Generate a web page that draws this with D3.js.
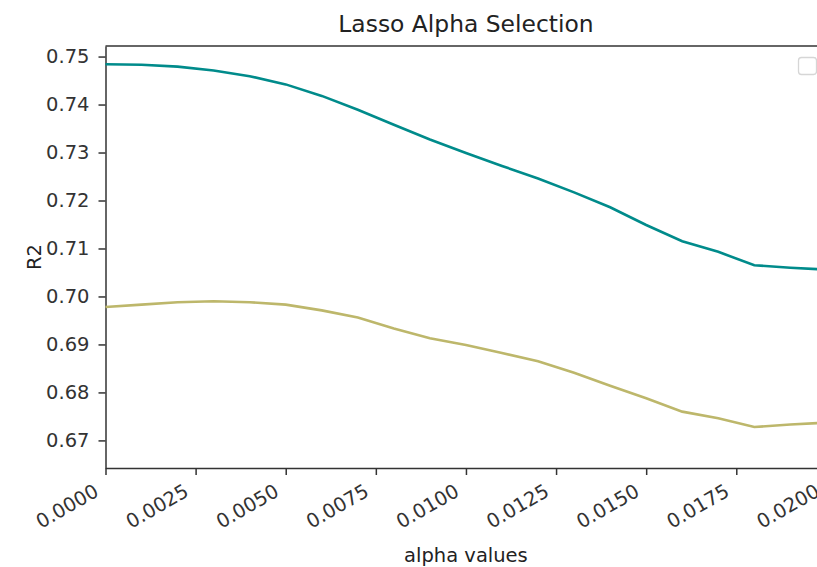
<!DOCTYPE html>
<html>
<head>
<meta charset="utf-8">
<script src="https://cdn.jsdelivr.net/npm/d3@7"></script>
<style>
body { margin: 0; background: #fff; }
svg { display: block; overflow: hidden; font-family: "DejaVu Sans", sans-serif; }
</style>
</head>
<body>
<svg width="817" height="567"></svg>
<script>
// alpha values tried and the R2 they gave
var alphas = [0, 0.001, 0.002, 0.003, 0.004, 0.005, 0.006, 0.007, 0.008, 0.009, 0.010,
	0.011, 0.012, 0.013, 0.014, 0.015, 0.016, 0.017, 0.018, 0.019, 0.020];

var trainR2 = [0.7484, 0.7483, 0.7479, 0.7471, 0.7459, 0.7442, 0.7418, 0.7389, 0.7358, 0.7327, 0.7299,
	0.7272, 0.7246, 0.7217, 0.7186, 0.7149, 0.7115, 0.7093, 0.7065, 0.7060, 0.7056];

var testR2 = [0.6978, 0.6983, 0.6988, 0.6990, 0.6988, 0.6983, 0.6971, 0.6956, 0.6933, 0.6913, 0.6899,
	0.6882, 0.6865, 0.6841, 0.6814, 0.6788, 0.6760, 0.6746, 0.6728, 0.6733, 0.6737];

var xTicks = [0, 0.0025, 0.005, 0.0075, 0.01, 0.0125, 0.015, 0.0175, 0.02];
var yTicks = [0.67, 0.68, 0.69, 0.70, 0.71, 0.72, 0.73, 0.74, 0.75];

var svg = d3.select("svg");

var plotLeft = 105.5, plotRight = 826.4, plotTop = 46, plotBottom = 468;

var x = d3.scaleLinear().domain([0, 0.02]).range([plotLeft, plotRight]);
var y = d3.scaleLinear().domain([0.66425, 0.7522]).range([plotBottom, plotTop]);

var tickColor = "#333";

// x axis
var xAxis = svg.append("g")
.attr("transform", "translate(0," + plotBottom + ")")
.call(d3.axisBottom(x).tickValues(xTicks).tickFormat(d3.format(".4f")).tickSize(7).tickSizeOuter(0));

xAxis.select(".domain").attr("stroke", tickColor).attr("stroke-width", 1.5);
xAxis.selectAll(".tick line").attr("stroke", tickColor).attr("stroke-width", 1.5);
xAxis.selectAll(".tick text")
.attr("fill", tickColor)
.attr("font-size", "19.5px")
.attr("font-family", "DejaVu Sans, sans-serif")
.attr("text-anchor", "end")
.attr("y", 0)
.attr("dy", 0)
.attr("transform", "translate(-6,27) rotate(-30)");

// y axis
var yAxis = svg.append("g")
.attr("transform", "translate(" + plotLeft + ",0)")
.call(d3.axisLeft(y).tickValues(yTicks).tickFormat(d3.format(".2f")).tickSize(7).tickPadding(9).tickSizeOuter(0));

yAxis.select(".domain").attr("stroke", tickColor).attr("stroke-width", 1.5);
yAxis.selectAll(".tick line").attr("stroke", tickColor).attr("stroke-width", 1.5);
yAxis.selectAll(".tick text")
.attr("fill", tickColor)
.attr("font-size", "19.5px")
.attr("font-family", "DejaVu Sans, sans-serif");

// top and right spines
svg.append("line")
.attr("x1", plotLeft).attr("x2", plotRight).attr("y1", plotTop).attr("y2", plotTop)
.attr("stroke", tickColor).attr("stroke-width", 1.5);
svg.append("line")
.attr("x1", plotRight).attr("x2", plotRight).attr("y1", plotTop).attr("y2", plotBottom)
.attr("stroke", tickColor).attr("stroke-width", 1.5);

// lines
var line = d3.line()
.x(function(d) { return x(d[0]); })
.y(function(d) { return y(d[1]); });

svg.append("path")
.datum(alphas.map(function(a, i) { return [a, trainR2[i]]; }))
.attr("fill", "none")
.attr("stroke", "darkcyan")
.attr("stroke-width", 2.6)
.attr("d", line);

svg.append("path")
.datum(alphas.map(function(a, i) { return [a, testR2[i]]; }))
.attr("fill", "none")
.attr("stroke", "darkkhaki")
.attr("stroke-width", 2.6)
.attr("d", line);

// empty legend frame
svg.append("rect")
.attr("x", 798.5).attr("y", 57.5)
.attr("width", 18).attr("height", 17)
.attr("rx", 3)
.attr("fill", "#fff")
.attr("stroke", "#d6d6d6")
.attr("stroke-width", 1.3);

// labels
svg.append("text")
.attr("x", (plotLeft + plotRight) / 2)
.attr("y", 32)
.attr("text-anchor", "middle")
.attr("font-size", "23.4px")
.attr("fill", "#222")
.text("Lasso Alpha Selection");

svg.append("text")
.attr("x", (plotLeft + plotRight) / 2)
.attr("y", 562)
.attr("text-anchor", "middle")
.attr("font-size", "19.5px")
.attr("fill", "#222")
.text("alpha values");

svg.append("text")
.attr("transform", "translate(41," + ((plotTop + plotBottom) / 2) + ") rotate(-90)")
.attr("text-anchor", "middle")
.attr("font-size", "19.5px")
.attr("fill", "#222")
.text("R2");
</script>
</body>
</html>
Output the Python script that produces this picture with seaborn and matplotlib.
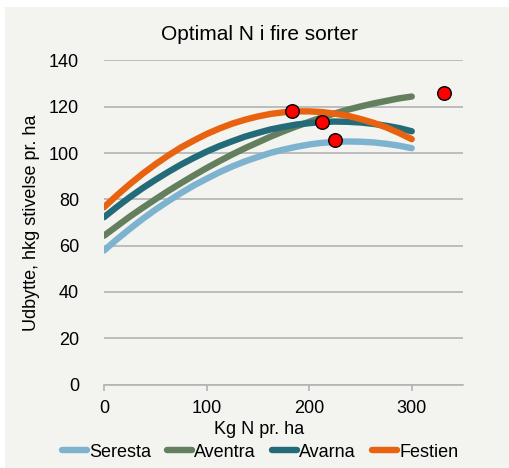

» **YOUR INSTRUCTIONS**: Check each line of the material above for "this" and say how many lines contain it, giving the number alone.

» **PROBLEM SOLUTION**: 2